To represent the process of character recognition visually, the script announces its progress continuously and also displays the resulting text before saving it into a text file and moving on to the next document.
The scenes in Venezuela from Testimony X-2 (2018) recount a 1960s narrative of geopolitical violence, while the camera work, preserved in the editing without corrections, discloses a constantly shifting sensuous environment of textures and lives. The work is in attunement to what is nascent, and hopeful as unfoldings that emancipate the story of death and disappearance. As we hear the voice of a man recount Venezuelan and USA governmental implications of state violence from recently declassified documents, the images attune in a haptic description to lively processes that provide a counterpoint and subvert narratives of victimization. The moving image intends to bring attention to something that has remained dynamic and vibrant that seems to evoke a poetic of testimonies from human and nonhuman witnesses on a made-to-disappear history.

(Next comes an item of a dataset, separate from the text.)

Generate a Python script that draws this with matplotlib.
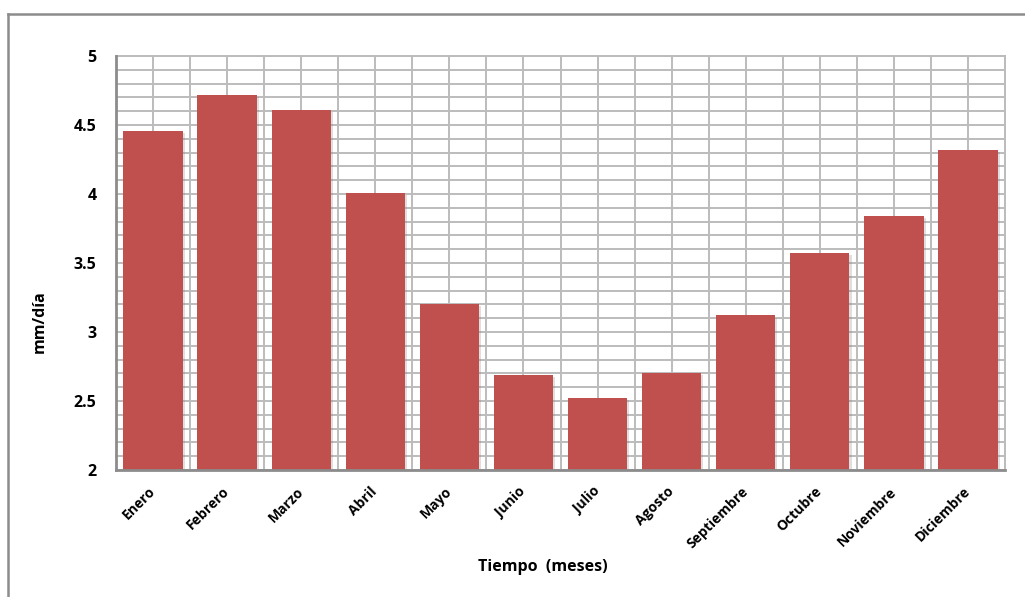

The recording captures images where different things meet suggesting that “new forms of life” (Thrift 2007) could build together further meaning: a sinuous path with rocks and tall grass, the background mountains, a chicken passing through a between a courtyard and a door, the moving waves of the river, a shovel between the ground and the water. The sense of moving through the maze of the investigation is mediated by the relations between me, the camera, the environments, and the human and nonhuman witnesses.
Experiment objectives
Because the organization of critical information has been a difficult task, I wanted to explore how a nonhuman witness, in this case a computer algorithm, might interpret and reclassify the information. Therefore, in order to better explore the content of declassified documents obtained at the Washington DC archives, the photographs taken of them first needed to be machine readable. The primary objective of this process was to turn the text of the documents into a searchable format, essentially making the document more accessible when it comes to fact-finding. The secondary objective however was to be able to manipulate the text: to extract pieces of it, to synthesize new text from it, or to creatively manipulate the content of the documents in other ways.